:: WHAT THIS TASK INVOLVES ::
Return each line of the data below verbatim; pictures are to be left out.

Charts and diagrams as code

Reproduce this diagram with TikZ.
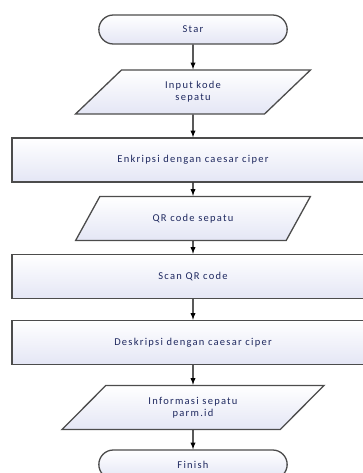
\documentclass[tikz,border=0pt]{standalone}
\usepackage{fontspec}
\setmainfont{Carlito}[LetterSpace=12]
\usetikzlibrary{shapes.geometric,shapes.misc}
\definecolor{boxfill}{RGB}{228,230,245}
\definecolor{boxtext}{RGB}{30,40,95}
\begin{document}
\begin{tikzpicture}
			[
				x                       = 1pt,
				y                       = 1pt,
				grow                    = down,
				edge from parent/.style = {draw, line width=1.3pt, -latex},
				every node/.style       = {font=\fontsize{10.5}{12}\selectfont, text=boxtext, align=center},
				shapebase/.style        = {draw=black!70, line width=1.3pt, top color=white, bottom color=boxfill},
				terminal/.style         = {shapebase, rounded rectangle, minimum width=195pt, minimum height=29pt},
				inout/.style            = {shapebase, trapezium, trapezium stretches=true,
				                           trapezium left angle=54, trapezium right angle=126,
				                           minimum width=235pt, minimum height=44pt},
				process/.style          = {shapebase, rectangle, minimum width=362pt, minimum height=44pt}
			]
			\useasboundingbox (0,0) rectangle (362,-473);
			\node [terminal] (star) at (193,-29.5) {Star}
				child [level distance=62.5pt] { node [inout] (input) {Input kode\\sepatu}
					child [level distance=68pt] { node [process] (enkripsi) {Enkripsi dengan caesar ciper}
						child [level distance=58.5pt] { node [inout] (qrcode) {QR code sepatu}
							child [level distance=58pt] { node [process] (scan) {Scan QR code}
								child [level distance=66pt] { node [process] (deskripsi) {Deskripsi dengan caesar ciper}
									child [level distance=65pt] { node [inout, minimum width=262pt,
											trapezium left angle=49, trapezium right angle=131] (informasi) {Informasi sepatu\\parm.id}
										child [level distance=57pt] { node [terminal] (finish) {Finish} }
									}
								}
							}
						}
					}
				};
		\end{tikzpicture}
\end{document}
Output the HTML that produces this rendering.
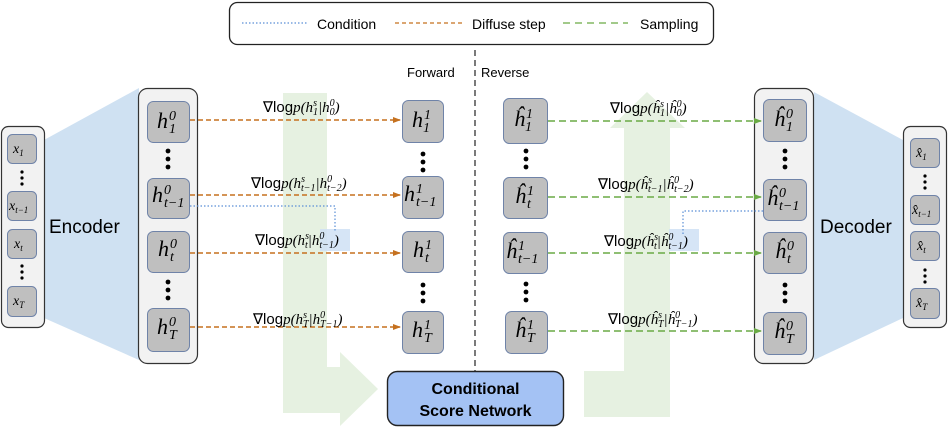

:: WRITTEN RESPONSE ::
Reproduce this diagram with TikZ.
\documentclass[tikz,border=0pt]{standalone}
\usepackage{fontspec}
\setmainfont{Carlito}[LetterSpace=12]
\usetikzlibrary{shapes.geometric,shapes.misc}
\definecolor{boxfill}{RGB}{228,230,245}
\definecolor{boxtext}{RGB}{30,40,95}
\begin{document}
\begin{tikzpicture}
			[
				x                       = 1pt,
				y                       = 1pt,
				grow                    = down,
				edge from parent/.style = {draw, line width=1.3pt, -latex},
				every node/.style       = {font=\fontsize{10.5}{12}\selectfont, text=boxtext, align=center},
				shapebase/.style        = {draw=black!70, line width=1.3pt, top color=white, bottom color=boxfill},
				terminal/.style         = {shapebase, rounded rectangle, minimum width=195pt, minimum height=29pt},
				inout/.style            = {shapebase, trapezium, trapezium stretches=true,
				                           trapezium left angle=54, trapezium right angle=126,
				                           minimum width=235pt, minimum height=44pt},
				process/.style          = {shapebase, rectangle, minimum width=362pt, minimum height=44pt}
			]
			\useasboundingbox (0,0) rectangle (362,-473);
			\node [terminal] (star) at (193,-29.5) {Star}
				child [level distance=62.5pt] { node [inout] (input) {Input kode\\sepatu}
					child [level distance=68pt] { node [process] (enkripsi) {Enkripsi dengan caesar ciper}
						child [level distance=58.5pt] { node [inout] (qrcode) {QR code sepatu}
							child [level distance=58pt] { node [process] (scan) {Scan QR code}
								child [level distance=66pt] { node [process] (deskripsi) {Deskripsi dengan caesar ciper}
									child [level distance=65pt] { node [inout, minimum width=262pt,
											trapezium left angle=49, trapezium right angle=131] (informasi) {Informasi sepatu\\parm.id}
										child [level distance=57pt] { node [terminal] (finish) {Finish} }
									}
								}
							}
						}
					}
				};
		\end{tikzpicture}
\end{document}
Output the HTML that produces this rendering.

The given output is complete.